This year’s correction in the erstwhile market darling, mid-caps, has been severe. While the headline Nifty Index has risen by 2 percent, the mid-cap index has fallen by close to 11.5 percent. Within the mid-cap universe, the correction in several pockets have been significant. Earnings disappointments only partially explain the decline; sentiment, too, has been subdued. After a careful analysis of the financial numbers and the earnings outlook, we have constructed a 16-stock mid-cap portfolio (with 30 percent cash to take care of future volatility) to capitalise on the current weakness, which we feel presents a good opportunity for long-term investors.

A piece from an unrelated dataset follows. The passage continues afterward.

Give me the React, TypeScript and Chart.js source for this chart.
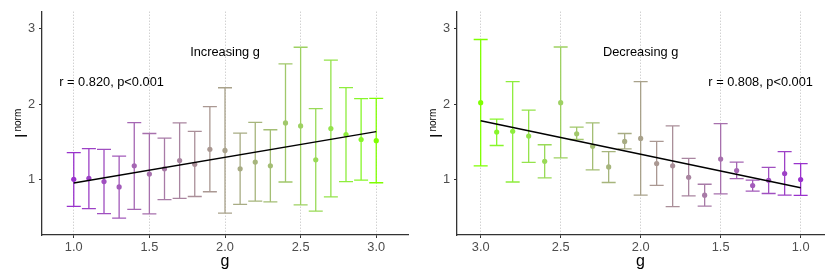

Amber Enterprises is an OEM (original equipment manufacturer) and ODM (original design manufacturer) for room air conditioners (RACs) and components, an underpenetrated category in the consumer space. The capability to cater to marquee Indian RAC (room air conditioner) companies, with a market leadership position and 80 percent of revenues coming from margin-accretive ODM processes, should benefit the company.
Leading amine manufacturer,
Balaji Amines, which continues to achieve double-digit volume growth, looks interesting. In the medium term, the company benefits from multiple capacity expansion initiatives and higher capacity utilisation for products wherein imports face anti-dumping duty. We like the management’s strategy of focusing on high-margin products where the domestic market is dependent on imports. Karur Vysya Bank’s results have been weighed down by higher slippages and consequently higher provisions. However, the directional roadmap appears to be encouraging in terms of its strategy of diversification and de-risking of the lending book, garnering more low cost deposits, stepping up fee income and a greater adoption of technology under the new CEO (an ex- Citi banker).
After the recent correction,
Mahanagar Gas Ltd (MGL) looks attractive given the clean balance sheet and revenue growth visibility. The company has recently taken a price hike which should protect margins. Gas as a cleaner fuel should see volume traction as the city gas distribution network expands. Higher crude prices also make gas a good alternative. Mas Financial, a Gujarat –based NBFC that got listed last year, has been a slow but steady player. The company has carved out a niche in lending to micro and small enterprises in its focused geographies, understands its end market well and has a unique sourcing strategy (partnering with several NBFCs) and conscious about maintaining its profitability parameters. Minda Corp (Minda) is a well-diversified auto-component manufacturer catering to passenger vehicles, three-wheelers, two-wheelers and commercial vehicle segments. The reported numbers have been strong. With marquee clients in its kitty, no client concentration, focus on research and development to develop technologically advanced products, and a turnaround at Minda Furukawa, the company beckons attention. Raymond is one of India’s largest textile manufacturers. Premium product launches in the branded fabric and branded apparel segments, cost rationalisation initiatives, store additions in smaller cities, benefits of the recently concluded capex programmes, and monetisation of the Thane-based land will be drivers of earnings and cash flow. Sanghi Industries has witnessed a sharp correction as its Q4FY18 numbers were hit by a 15-day plant shutdown. Sanghi has one of the lowest cement production costs and is expected to post 18-20 percent volume growth in FY19 driven by its entry into the high-margin Mumbai market. The company is on track to double its cement capacity to 8 MT by FY20. Transport Corporation of India (TCI) reported strong financials in FY18 and should benefit from recent government initiatives such as the Dedicated Freight Corridor, Sagarmala and BharatMala as well as growing industry demand. TCI currently trades at a valuation which is at a discount to its industry peers. VA Tech Wabag, one of the world’s leading companies in the water treatment field, had a difficult FY18, marred by misses both in revenue and order intake. The decision to complete the APGENCO projects resulted in ballooning of receivables. The company expects the receivable issue to get sorted in FY19 along with an improved ordering environment.